Caretaker home affairs minister Kasja Ollongren said that despite advances made in the past year – such as agreements to develop major residential areas in 14 separate locations nationwide – much still needs to be done to boost the housing supply.

Research is currently underway, for example, into extending the points-based system for calculating maximum rents to cover property outside the current rent-controlled sector, Ollongren told MPs in a briefing.

However, she warned, ‘tough regulation will lead to greater affordability in the short term, but will reduce investors willingness to invest, and therefore impact on the availability of homes in the mid to long term.’


During two days of debate on the 2022 spending plans, MPs also voted in favour of slashing a further €500m from the extra tax which social housing landlords pay. There is, however, majority support to see the tax scrapped altogether and that too will be an issue for the next cabinet.  


Despite the cash injection for new housing, it may not be enough to get housing development up to speed. In June, a report commissioned by Ollongren said that the next Dutch government will have to invest almost €20bn to facilitate several major housing and infrastructure in the coming years.

Without a significant contribution from the state, new homes may not be built at the rate required and they will be more expensive than planned, the report, by the Rebel research group, said. Several of the projects are located in the Holland Metropole region.

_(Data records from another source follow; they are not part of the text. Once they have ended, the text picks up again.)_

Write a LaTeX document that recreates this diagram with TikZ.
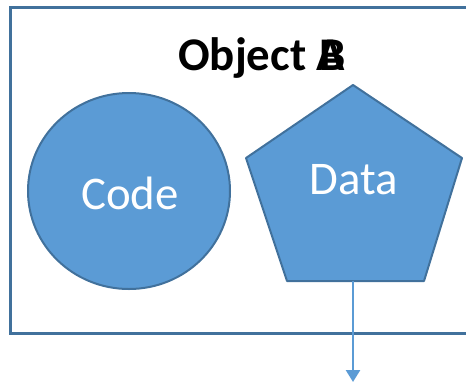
\documentclass[tikz,border=0pt]{standalone}
\usepackage{fontspec}
\setmainfont{Carlito}
\usetikzlibrary{arrows.meta,calc}
\definecolor{fillblue}{HTML}{5B9BD5}
\definecolor{edgeblue}{HTML}{41719C}
\begin{document}
\begin{tikzpicture}[x=1bp,y=-1bp,
  shapefill/.style={fill=fillblue,draw=edgeblue,line width=2bp,line join=round},
  label/.style={text=white,font=\fontsize{47}{47}\selectfont,inner sep=0},
  titlefont/.style={font=\bfseries\fontsize{47}{47}\selectfont,inner sep=0}]
\useasboundingbox (0,0) rectangle (466,382);
% outer object frame, open past the right edge
\draw[edgeblue,line width=3bp] (472,7) -- (10,7) -- (10,333) -- (472,333);
% title, with the two letters set on top of each other
\node[titlefont,anchor=base west] (title) at (178,70) {Object\ \phantom{A}};
\node[titlefont,anchor=base east] (letA) at (title.base east) {A};
\node[titlefont,anchor=base east] (letB) at (title.base east) {B};
% code circle
\draw[shapefill] (129,191) ellipse [x radius=101, y radius=98];
\node[label] (code) at (130,193) {Code};
% data pentagon
\coordinate (p1) at (353,85);
\coordinate (p2) at (462,158);
\coordinate (p3) at (424,281);
\coordinate (p4) at (287,281);
\coordinate (p5) at (246,158);
\draw[shapefill] (p1) -- (p2) -- (p3) -- (p4) -- (p5) -- cycle;
\node[label] (data) at (354,180) {Data};
\coordinate (base) at (353,281);
\coordinate (out) at (353,382);
\draw[fillblue,line width=2.5bp,-{Triangle[width=14bp,length=12bp]}] (base) -- (out);
\end{tikzpicture}
\end{document}
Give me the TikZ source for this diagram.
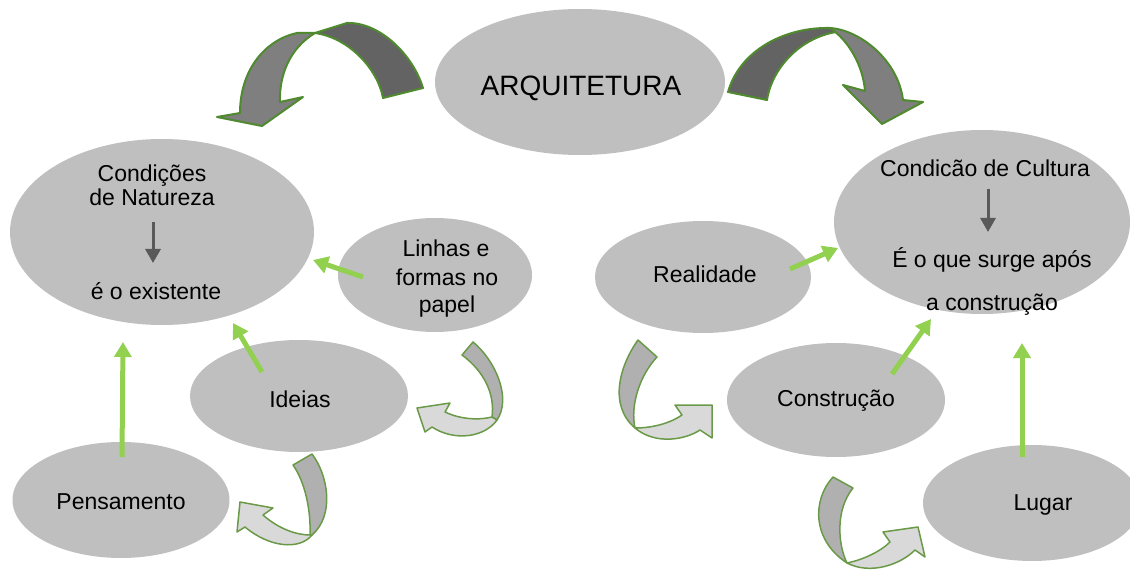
\documentclass[tikz,border=0pt]{standalone}
\usepackage{fontspec}
\setmainfont{Liberation Sans}
\usetikzlibrary{shapes.geometric,arrows.meta}
\definecolor{ellgray}{HTML}{BFBFBF}
\definecolor{arrowgreen}{HTML}{92D050}
\definecolor{pointgray}{HTML}{595959}
\definecolor{ribdark}{HTML}{636363}
\definecolor{riblight}{HTML}{7F7F7F}
\definecolor{smalldark}{HTML}{B0B0B0}
\definecolor{smalllight}{HTML}{D9D9D9}
\definecolor{outlinegreen}{HTML}{4F8A2F}
\definecolor{outlinegreen2}{HTML}{6A9A48}
\tikzset{
  ell/.style={ellipse, fill=ellgray, draw=none, inner sep=0pt},
  txt/.style={font=\fontsize{23}{29}\selectfont, inner sep=0pt, anchor=base},
  bigtxt/.style={font=\fontsize{28}{34}\selectfont, inner sep=0pt, anchor=base},
  garrow/.style={draw=arrowgreen, line width=5pt, -{Triangle[width=17pt,length=15pt]}},
  darrow/.style={draw=pointgray, line width=3pt, -{Triangle[width=15pt,length=14pt]}},
  bigdark/.style={fill=ribdark, draw=outlinegreen, line width=2pt, line join=round},
  biglight/.style={fill=riblight, draw=outlinegreen, line width=2pt, line join=round},
  smdark/.style={fill=smalldark, draw=outlinegreen2, line width=1.5pt, line join=round},
  smlight/.style={fill=smalllight, draw=outlinegreen2, line width=1.5pt, line join=round}
}
\begin{document}
\begin{tikzpicture}[x=1pt,y=-1pt]
\useasboundingbox (0,0) rectangle (1130,572);

% ellipses
\node[ell, minimum width=290pt, minimum height=146pt] (arq) at (580,82) {};
\node[ell, minimum width=304pt, minimum height=186pt] (nat) at (162,232) {};
\node[ell, minimum width=194pt, minimum height=114pt] (lin) at (435,275) {};
\node[ell, minimum width=216pt, minimum height=112pt] (rea) at (703,277) {};
\node[ell, minimum width=296pt, minimum height=184pt] (cul) at (982,222) {};
\node[ell, minimum width=218pt, minimum height=112pt] (ide) at (299,396) {};
\node[ell, minimum width=217pt, minimum height=116pt] (pen) at (121,500) {};
\node[ell, minimum width=218pt, minimum height=114pt] (con) at (836,400) {};
\node[ell, minimum width=218pt, minimum height=116pt] (lug) at (1032,503) {};

% texts
\node[bigtxt] (arqt) at (581,96) {ARQUITETURA};
\node[txt] (natt1) at (152,182) {Condições};
\node[txt] (natt2) at (152,206) {de Natureza};
\node[txt] (natt3) at (156,299) {é o existente};
\node[txt] (lint1) at (446,257) {Linhas e};
\node[txt] (lint2) at (447,285) {formas no};
\node[txt] (lint3) at (447,312) {papel};
\node[txt] (reat) at (705,283) {Realidade};
\node[txt] (cult1) at (985,177) {Condicão de Cultura};
\node[txt] (cult2) at (992,268) {É o que surge após};
\node[txt] (cult3) at (992,310) {a construção};
\node[txt] (idet) at (300,407) {Ideias};
\node[txt] (pent) at (121,509) {Pensamento};
\node[txt] (cont) at (836,406) {Construção};
\node[txt] (lugt) at (1043,510) {Lugar};

% dark gray arrows inside ellipses
\coordinate (na1) at (153,222); \coordinate (na2) at (153,263);
\draw[darrow] (na1) -- (na2);
\coordinate (ca1) at (988,189); \coordinate (ca2) at (988,232);
\draw[darrow] (ca1) -- (ca2);

% green connectors
\coordinate (g1s) at (122,457); \coordinate (g1e) at (123,342);
\draw[garrow] (g1s) -- (g1e);
\coordinate (g2s) at (262,372); \coordinate (g2e) at (233,323);
\draw[garrow] (g2s) -- (g2e);
\coordinate (g3s) at (363,277); \coordinate (g3e) at (313,260);
\draw[garrow] (g3s) -- (g3e);
\coordinate (g4s) at (790,269); \coordinate (g4e) at (838,248);
\draw[garrow] (g4s) -- (g4e);
\coordinate (g5s) at (892,374); \coordinate (g5e) at (931,319);
\draw[garrow] (g5s) -- (g5e);
\coordinate (g6s) at (1022,457); \coordinate (g6e) at (1022,343);
\draw[garrow] (g6s) -- (g6e);

% big top-left curved arrow
\draw[bigdark] (315,33) -- (347,23) .. controls (380,22) and (413,55) .. (423,88)
  -- (383,98) .. controls (378,70) and (350,38) .. (315,33) -- cycle;
\draw[biglight] (315,33) -- (297,33) .. controls (265,40) and (240,70) .. (240,113)
  -- (217,117) -- (262,126) -- (303,97) -- (280,102)
  .. controls (279,75) and (290,48) .. (315,33) -- cycle;

% big top-right curved arrow
\draw[bigdark] (728,92) .. controls (740,50) and (785,27) .. (830,28)
  -- (836,32) .. controls (800,38) and (772,68) .. (767,100) -- cycle;
\draw[biglight] (830,28) .. controls (860,30) and (898,60) .. (903,100)
  -- (923,102) -- (882,124) -- (843,85) -- (865,91)
  .. controls (863,65) and (848,40) .. (830,28) -- cycle;

% small arrow A (near Linhas)
\draw[smdark] (462,355) -- (473,342) .. controls (495,360) and (512,398) .. (497,420)
  -- (492,417) .. controls (495,395) and (485,372) .. (462,355) -- cycle;
\draw[smlight] (497,420) .. controls (485,437) and (455,442) .. (432,427)
  -- (425,432) -- (417,408) -- (450,403) -- (445,412)
  .. controls (462,420) and (480,420) .. (492,417) -- cycle;

% small arrow B (near Ideias)
\draw[smdark] (293,465) -- (312,454) .. controls (328,475) and (335,515) .. (312,535)
  -- (310,535) .. controls (311,510) and (305,482) .. (293,465) -- cycle;
\draw[smlight] (312,535) .. controls (300,550) and (270,548) .. (245,527)
  -- (237,532) -- (240,502) -- (273,508) -- (263,515)
  .. controls (280,530) and (298,535) .. (310,535) -- cycle;

% small arrow C (near Realidade)
\draw[smdark] (638,340) .. controls (620,365) and (608,405) .. (635,428)
  .. controls (630,405) and (640,375) .. (657,357) -- cycle;
\draw[smlight] (635,428) .. controls (655,428) and (672,422) .. (682,415)
  -- (675,405) -- (712,405) -- (712,438) -- (700,430)
  .. controls (685,440) and (655,445) .. (635,428) -- cycle;

% small arrow D (near Lugar)
\draw[smdark] (833,477) .. controls (812,500) and (812,540) .. (847,563)
  .. controls (838,545) and (835,510) .. (853,488) -- cycle;
\draw[smlight] (847,563) .. controls (862,560) and (880,552) .. (890,542)
  -- (883,532) -- (918,527) -- (925,557) -- (915,550)
  .. controls (900,565) and (870,575) .. (847,563) -- cycle;
\end{tikzpicture}
\end{document}
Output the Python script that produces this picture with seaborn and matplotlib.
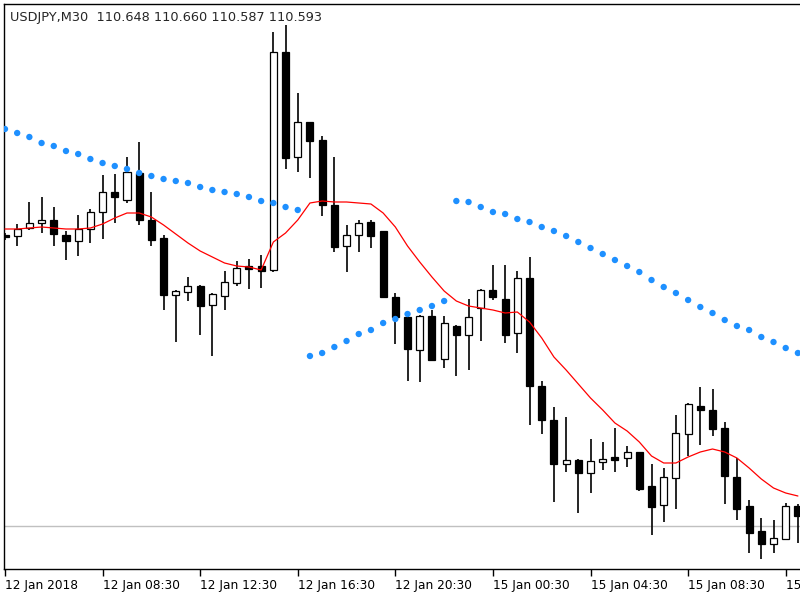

In total, the 14 projects in the study involve building 436,000 new homes around the bigger Dutch cities, of which 210,000 can be completed by 2030 and 70% will be classed as ‘affordable’.

One million homes

In February, an alliance of developers, construction companies, lobby groups, housing corporations and tenants associations said that one million new homes need to be built in the the Netherlands in the next 10 years to meet demand.

The organisations said at the time they hoped their plans will form the backbone of the next government’s strategy on housing.

Lagging supply

So far new building is lagging behind government expectations. Construction industry economic institute EIB says that it expects 63,000 new homes will be completed this year, which is well below the government’s target of 75,000 new build and conversions.

Nevertheless, the number of permits granted each year is going up, and has risen 30% since 2019, when new home construction reached a low point, the EIB said.

Earlier in September, thousands of people took part in a demonstration in Amsterdam, calling for more investment in housing.